Please write out the lines of the data exactly, beginning with the first and ending with the line containing "fontsize=10, ha='center', va='center')"; leave the pictures behind.

● ● ●

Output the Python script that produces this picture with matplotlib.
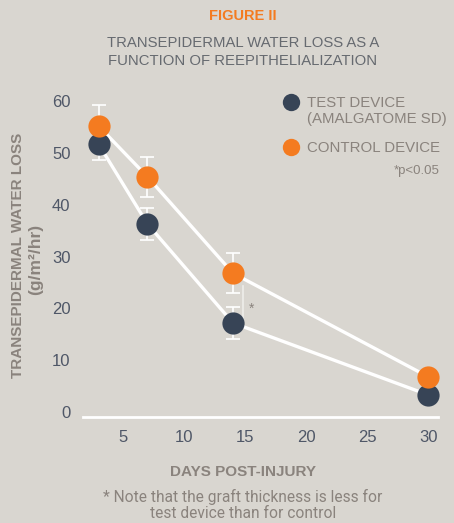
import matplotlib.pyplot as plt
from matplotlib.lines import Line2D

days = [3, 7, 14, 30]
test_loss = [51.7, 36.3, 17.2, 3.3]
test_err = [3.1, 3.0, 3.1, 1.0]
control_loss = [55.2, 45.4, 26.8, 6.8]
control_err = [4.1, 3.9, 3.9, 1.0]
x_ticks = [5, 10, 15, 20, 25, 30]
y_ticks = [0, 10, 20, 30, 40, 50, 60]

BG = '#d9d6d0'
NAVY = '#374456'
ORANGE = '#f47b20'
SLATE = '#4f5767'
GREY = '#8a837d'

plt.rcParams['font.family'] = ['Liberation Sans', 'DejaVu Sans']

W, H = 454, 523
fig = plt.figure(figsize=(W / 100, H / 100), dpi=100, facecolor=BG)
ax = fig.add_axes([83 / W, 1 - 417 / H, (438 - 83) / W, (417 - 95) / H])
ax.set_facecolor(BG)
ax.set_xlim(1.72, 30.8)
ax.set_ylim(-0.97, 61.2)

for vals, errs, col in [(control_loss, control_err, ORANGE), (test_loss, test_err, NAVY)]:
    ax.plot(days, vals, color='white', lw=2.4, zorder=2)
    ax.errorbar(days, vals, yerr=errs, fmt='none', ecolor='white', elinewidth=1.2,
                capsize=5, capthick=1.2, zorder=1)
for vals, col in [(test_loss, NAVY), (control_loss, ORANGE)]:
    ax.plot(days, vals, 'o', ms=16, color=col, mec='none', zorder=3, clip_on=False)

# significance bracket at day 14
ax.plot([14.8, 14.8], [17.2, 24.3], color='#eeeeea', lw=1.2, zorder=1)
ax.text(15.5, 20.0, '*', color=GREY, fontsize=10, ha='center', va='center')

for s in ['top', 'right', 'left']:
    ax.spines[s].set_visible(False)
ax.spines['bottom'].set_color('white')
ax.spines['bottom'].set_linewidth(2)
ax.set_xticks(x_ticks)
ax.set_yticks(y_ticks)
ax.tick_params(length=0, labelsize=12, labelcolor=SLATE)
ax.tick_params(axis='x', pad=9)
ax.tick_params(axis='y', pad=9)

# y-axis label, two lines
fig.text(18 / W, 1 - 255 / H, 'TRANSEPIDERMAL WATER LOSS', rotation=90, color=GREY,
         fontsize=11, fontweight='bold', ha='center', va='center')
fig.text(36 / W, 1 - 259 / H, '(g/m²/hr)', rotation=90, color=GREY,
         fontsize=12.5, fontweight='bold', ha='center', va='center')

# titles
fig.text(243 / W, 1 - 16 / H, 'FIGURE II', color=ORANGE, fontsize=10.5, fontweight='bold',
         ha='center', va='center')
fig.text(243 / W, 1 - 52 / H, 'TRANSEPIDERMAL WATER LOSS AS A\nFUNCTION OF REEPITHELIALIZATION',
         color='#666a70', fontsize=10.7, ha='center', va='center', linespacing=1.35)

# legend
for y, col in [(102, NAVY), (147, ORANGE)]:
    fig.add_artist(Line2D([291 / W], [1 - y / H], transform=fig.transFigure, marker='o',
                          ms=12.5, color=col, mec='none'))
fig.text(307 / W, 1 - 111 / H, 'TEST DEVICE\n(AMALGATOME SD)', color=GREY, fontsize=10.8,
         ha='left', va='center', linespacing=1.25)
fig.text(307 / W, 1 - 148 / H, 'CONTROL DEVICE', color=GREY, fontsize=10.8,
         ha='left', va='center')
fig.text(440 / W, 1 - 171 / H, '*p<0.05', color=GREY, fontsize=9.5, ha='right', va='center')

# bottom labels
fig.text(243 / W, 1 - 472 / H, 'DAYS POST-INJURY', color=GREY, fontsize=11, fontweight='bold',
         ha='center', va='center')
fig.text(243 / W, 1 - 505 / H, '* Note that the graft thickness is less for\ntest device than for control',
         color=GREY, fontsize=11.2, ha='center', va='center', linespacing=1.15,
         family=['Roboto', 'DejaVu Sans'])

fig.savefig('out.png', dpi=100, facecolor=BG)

● ● ●

**Output of the task:**
Output the Python script that produces this picture with matplotlib.
import matplotlib.pyplot as plt
from matplotlib.lines import Line2D

days = [3, 7, 14, 30]
test_loss = [51.7, 36.3, 17.2, 3.3]
test_err = [3.1, 3.0, 3.1, 1.0]
control_loss = [55.2, 45.4, 26.8, 6.8]
control_err = [4.1, 3.9, 3.9, 1.0]
x_ticks = [5, 10, 15, 20, 25, 30]
y_ticks = [0, 10, 20, 30, 40, 50, 60]

BG = '#d9d6d0'
NAVY = '#374456'
ORANGE = '#f47b20'
SLATE = '#4f5767'
GREY = '#8a837d'

plt.rcParams['font.family'] = ['Liberation Sans', 'DejaVu Sans']

W, H = 454, 523
fig = plt.figure(figsize=(W / 100, H / 100), dpi=100, facecolor=BG)
ax = fig.add_axes([83 / W, 1 - 417 / H, (438 - 83) / W, (417 - 95) / H])
ax.set_facecolor(BG)
ax.set_xlim(1.72, 30.8)
ax.set_ylim(-0.97, 61.2)

for vals, errs, col in [(control_loss, control_err, ORANGE), (test_loss, test_err, NAVY)]:
    ax.plot(days, vals, color='white', lw=2.4, zorder=2)
    ax.errorbar(days, vals, yerr=errs, fmt='none', ecolor='white', elinewidth=1.2,
                capsize=5, capthick=1.2, zorder=1)
for vals, col in [(test_loss, NAVY), (control_loss, ORANGE)]:
    ax.plot(days, vals, 'o', ms=16, color=col, mec='none', zorder=3, clip_on=False)

# significance bracket at day 14
ax.plot([14.8, 14.8], [17.2, 24.3], color='#eeeeea', lw=1.2, zorder=1)
ax.text(15.5, 20.0, '*', color=GREY, fontsize=10, ha='center', va='center')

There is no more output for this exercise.